How does QA differ from this approach? QA can be thought of as the analogue version of QC and the gate-model as the digital. QA works by formulating your problem in a specific type of equation called a Quadratic Unconstrained Binary Optimisation (QUBO) problem. This QUBO can then be solved via QA using a D-wave QPU and the SDK they provide called Ocean. The key difference between gate-model computation and QA is that QA can only solve combinatorial optimisation problems. However, the hardware supporting QA (D-wave QPUs) is more mature making it a promising avenue for engineering designers despite its limitations.
Our Findings and Next Steps
We compared the two approaches in terms of their time-to-solution, results quality (level of error present in results), and the closeness of the distribution of valid solutions to uniform. We found that only QA produced usable results. We also compared the performance of these approaches to a classical brute force approach. It was found that at increased problem scales QA outperformed this brute force approach in its time-to-solution. As a result of carrying out this exploratory study, we also learned that our method for finding suitable applications for quantum algorithms in engineering design could be improved. Our results made clear the relative infancy of today’s quantum processors. In response to this, we have expanded our research into other quantum algorithms and consulted various experts with the aim of developing a new study. This study will choose a promising near-term quantum algorithm and investigate its performance across a range of problems, flipping the independent variable from algorithms to problem type.
Identifying Suitable Engineering Problems for Quantum Solving: A QAOA Case Study (Phase 2)
We identified the Quantum Approximate Optimisation Algorithm (QAOA) as a suitable case study for our next investigation. This is a variational algorithm, setting it aside from the approaches we have investigated before. Here, variational means that a classical computer is used to enhance a quantum computer by performing a non-trival computation alongside it. This algorithm was selected for its near-term promise and wide applicability in Engineering Design. It is suitable for solving array of optimisation problems similar to quantum annealing. In fact, it requires the same QUBO problem formulation, but it is executed on gate-model hardware.

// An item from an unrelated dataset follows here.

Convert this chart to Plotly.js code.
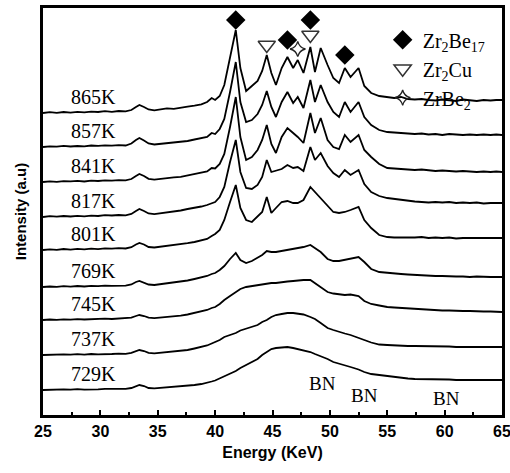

We chose to formulate several classic NP-hard optimisation problems (Travelling Salesperson, Knapsack, Minimum Vertex Cover, and Maximum Cut) for solving with the QAOA. We then executed the QAOA using an array of ideal and noisy quantum simulators to investigate its performance. We also submitted some jobs to a real quantum computer to enable us to predict solution times for the different problem types. Our aim was to find out “Is there a reliable way to identify what type problem a quantum algorithm is most suitable for?”. We intend to use our result to formulate a robust method for systematically identifying suitable algorithm/problem pairings.
At the time of writing, the experiment has concluded and all results have been collected. A journal paper intended for submission to Transaction on Quantum Engineering is being written.